*** MATERIAL
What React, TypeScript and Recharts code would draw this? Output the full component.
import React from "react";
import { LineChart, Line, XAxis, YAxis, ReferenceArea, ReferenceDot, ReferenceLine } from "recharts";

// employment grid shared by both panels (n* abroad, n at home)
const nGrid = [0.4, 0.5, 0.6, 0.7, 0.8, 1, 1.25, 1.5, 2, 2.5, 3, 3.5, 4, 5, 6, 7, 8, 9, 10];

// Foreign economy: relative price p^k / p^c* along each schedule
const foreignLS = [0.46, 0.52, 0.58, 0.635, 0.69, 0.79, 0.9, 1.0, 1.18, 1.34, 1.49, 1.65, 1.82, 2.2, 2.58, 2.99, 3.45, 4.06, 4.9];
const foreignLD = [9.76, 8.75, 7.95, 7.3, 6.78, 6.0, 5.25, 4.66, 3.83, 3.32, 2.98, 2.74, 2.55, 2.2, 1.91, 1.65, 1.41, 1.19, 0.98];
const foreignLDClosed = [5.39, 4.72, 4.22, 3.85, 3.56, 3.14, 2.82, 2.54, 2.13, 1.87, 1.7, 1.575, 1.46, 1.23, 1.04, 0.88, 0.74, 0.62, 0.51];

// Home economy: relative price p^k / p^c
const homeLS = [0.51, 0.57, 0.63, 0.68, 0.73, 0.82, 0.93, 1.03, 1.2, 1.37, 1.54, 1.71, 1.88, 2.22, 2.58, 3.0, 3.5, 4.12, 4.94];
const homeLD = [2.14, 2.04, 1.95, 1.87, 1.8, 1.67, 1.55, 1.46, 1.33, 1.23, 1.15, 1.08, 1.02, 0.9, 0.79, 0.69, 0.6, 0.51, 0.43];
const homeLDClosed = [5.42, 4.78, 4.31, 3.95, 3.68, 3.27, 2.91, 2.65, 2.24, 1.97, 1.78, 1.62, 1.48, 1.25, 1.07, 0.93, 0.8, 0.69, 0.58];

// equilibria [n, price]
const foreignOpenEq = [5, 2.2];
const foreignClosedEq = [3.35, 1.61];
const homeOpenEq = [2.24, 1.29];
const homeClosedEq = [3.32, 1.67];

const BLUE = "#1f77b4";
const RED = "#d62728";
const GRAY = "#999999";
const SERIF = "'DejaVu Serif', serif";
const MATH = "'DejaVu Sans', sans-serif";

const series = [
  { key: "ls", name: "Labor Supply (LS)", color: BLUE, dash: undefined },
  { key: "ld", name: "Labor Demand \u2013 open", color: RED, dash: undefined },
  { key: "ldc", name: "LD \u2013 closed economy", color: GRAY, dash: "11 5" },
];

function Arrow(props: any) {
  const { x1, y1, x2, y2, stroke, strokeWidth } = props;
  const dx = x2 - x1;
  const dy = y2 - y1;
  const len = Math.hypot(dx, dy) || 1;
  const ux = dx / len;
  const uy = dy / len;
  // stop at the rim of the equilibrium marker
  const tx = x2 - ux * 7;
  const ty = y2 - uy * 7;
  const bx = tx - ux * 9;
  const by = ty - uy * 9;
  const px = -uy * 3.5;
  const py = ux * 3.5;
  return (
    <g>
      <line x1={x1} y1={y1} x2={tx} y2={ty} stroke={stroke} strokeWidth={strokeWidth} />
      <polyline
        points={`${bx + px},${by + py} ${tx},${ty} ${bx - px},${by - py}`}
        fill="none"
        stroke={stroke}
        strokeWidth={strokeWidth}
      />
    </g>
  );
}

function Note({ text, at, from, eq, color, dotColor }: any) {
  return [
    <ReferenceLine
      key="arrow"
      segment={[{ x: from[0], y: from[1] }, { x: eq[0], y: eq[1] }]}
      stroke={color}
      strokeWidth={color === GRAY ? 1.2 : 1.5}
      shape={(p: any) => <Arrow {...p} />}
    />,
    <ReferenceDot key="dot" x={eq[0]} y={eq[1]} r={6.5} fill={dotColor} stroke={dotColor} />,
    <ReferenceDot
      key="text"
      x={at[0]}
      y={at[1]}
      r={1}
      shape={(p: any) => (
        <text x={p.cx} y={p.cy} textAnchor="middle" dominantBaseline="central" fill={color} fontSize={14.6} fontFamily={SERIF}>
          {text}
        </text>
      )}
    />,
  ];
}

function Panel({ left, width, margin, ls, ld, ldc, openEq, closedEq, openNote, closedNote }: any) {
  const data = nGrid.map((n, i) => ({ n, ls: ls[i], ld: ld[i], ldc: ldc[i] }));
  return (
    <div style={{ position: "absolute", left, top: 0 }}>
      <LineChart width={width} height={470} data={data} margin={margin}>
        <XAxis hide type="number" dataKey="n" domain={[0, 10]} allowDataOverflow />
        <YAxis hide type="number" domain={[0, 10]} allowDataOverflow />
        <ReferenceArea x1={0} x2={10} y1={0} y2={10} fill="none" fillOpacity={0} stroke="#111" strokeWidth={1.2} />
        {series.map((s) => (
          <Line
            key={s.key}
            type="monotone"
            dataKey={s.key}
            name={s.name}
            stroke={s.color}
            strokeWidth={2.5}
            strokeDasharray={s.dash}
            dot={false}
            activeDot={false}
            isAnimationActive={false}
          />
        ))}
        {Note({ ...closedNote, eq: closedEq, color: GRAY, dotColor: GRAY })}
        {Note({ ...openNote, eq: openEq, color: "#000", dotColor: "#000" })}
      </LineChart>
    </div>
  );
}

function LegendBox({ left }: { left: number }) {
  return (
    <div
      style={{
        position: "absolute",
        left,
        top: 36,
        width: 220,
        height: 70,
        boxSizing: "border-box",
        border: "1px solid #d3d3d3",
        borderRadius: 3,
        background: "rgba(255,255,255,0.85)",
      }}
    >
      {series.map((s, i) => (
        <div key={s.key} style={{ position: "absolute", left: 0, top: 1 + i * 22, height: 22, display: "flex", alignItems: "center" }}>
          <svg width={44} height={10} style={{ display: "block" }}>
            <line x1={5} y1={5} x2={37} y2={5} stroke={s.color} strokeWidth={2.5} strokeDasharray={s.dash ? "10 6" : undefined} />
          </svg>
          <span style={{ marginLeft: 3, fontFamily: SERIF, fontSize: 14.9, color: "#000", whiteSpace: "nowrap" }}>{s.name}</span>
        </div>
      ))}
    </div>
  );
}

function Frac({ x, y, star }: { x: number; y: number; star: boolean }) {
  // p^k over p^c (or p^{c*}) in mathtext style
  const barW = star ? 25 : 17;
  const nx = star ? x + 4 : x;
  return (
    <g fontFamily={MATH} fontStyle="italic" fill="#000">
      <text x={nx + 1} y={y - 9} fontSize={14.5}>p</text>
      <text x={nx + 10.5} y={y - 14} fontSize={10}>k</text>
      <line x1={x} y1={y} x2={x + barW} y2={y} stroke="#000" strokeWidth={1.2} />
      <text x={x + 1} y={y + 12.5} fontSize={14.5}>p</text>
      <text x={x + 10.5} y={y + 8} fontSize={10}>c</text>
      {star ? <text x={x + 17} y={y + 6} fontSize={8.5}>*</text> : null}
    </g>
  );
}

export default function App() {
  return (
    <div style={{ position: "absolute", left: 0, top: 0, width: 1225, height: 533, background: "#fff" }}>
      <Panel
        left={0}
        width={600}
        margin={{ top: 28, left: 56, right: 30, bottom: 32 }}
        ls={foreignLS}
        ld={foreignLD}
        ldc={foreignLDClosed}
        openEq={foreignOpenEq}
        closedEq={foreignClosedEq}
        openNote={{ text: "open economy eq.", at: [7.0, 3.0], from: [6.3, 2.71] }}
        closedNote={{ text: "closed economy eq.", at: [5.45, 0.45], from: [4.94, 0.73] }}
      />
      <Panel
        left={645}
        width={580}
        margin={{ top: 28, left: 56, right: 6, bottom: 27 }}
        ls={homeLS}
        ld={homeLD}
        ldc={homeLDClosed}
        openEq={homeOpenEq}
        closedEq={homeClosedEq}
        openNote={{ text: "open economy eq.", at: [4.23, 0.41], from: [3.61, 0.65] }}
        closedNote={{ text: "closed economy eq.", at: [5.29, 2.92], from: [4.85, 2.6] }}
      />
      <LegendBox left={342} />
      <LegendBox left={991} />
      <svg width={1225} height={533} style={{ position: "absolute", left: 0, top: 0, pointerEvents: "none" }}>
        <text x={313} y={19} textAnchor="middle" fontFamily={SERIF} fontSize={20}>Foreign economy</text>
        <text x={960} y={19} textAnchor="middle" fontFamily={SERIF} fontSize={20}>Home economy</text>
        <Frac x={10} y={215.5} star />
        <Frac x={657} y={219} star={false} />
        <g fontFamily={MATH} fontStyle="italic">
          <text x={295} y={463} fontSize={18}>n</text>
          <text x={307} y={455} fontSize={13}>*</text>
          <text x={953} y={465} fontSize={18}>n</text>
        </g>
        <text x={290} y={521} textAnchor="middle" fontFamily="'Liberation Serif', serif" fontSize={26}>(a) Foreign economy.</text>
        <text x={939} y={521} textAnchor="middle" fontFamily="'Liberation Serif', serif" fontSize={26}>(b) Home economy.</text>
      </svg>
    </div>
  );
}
******
* WHAT YOU HAVE TO DO *
Look above and repeat, character for character, the lines from the first one to the line with "0.74, 0.62, 0.51];", counting both.

* THE ANSWER *
What React, TypeScript and Recharts code would draw this? Output the full component.
import React from "react";
import { LineChart, Line, XAxis, YAxis, ReferenceArea, ReferenceDot, ReferenceLine } from "recharts";

// employment grid shared by both panels (n* abroad, n at home)
const nGrid = [0.4, 0.5, 0.6, 0.7, 0.8, 1, 1.25, 1.5, 2, 2.5, 3, 3.5, 4, 5, 6, 7, 8, 9, 10];

// Foreign economy: relative price p^k / p^c* along each schedule
const foreignLS = [0.46, 0.52, 0.58, 0.635, 0.69, 0.79, 0.9, 1.0, 1.18, 1.34, 1.49, 1.65, 1.82, 2.2, 2.58, 2.99, 3.45, 4.06, 4.9];
const foreignLD = [9.76, 8.75, 7.95, 7.3, 6.78, 6.0, 5.25, 4.66, 3.83, 3.32, 2.98, 2.74, 2.55, 2.2, 1.91, 1.65, 1.41, 1.19, 0.98];
const foreignLDClosed = [5.39, 4.72, 4.22, 3.85, 3.56, 3.14, 2.82, 2.54, 2.13, 1.87, 1.7, 1.575, 1.46, 1.23, 1.04, 0.88, 0.74, 0.62, 0.51];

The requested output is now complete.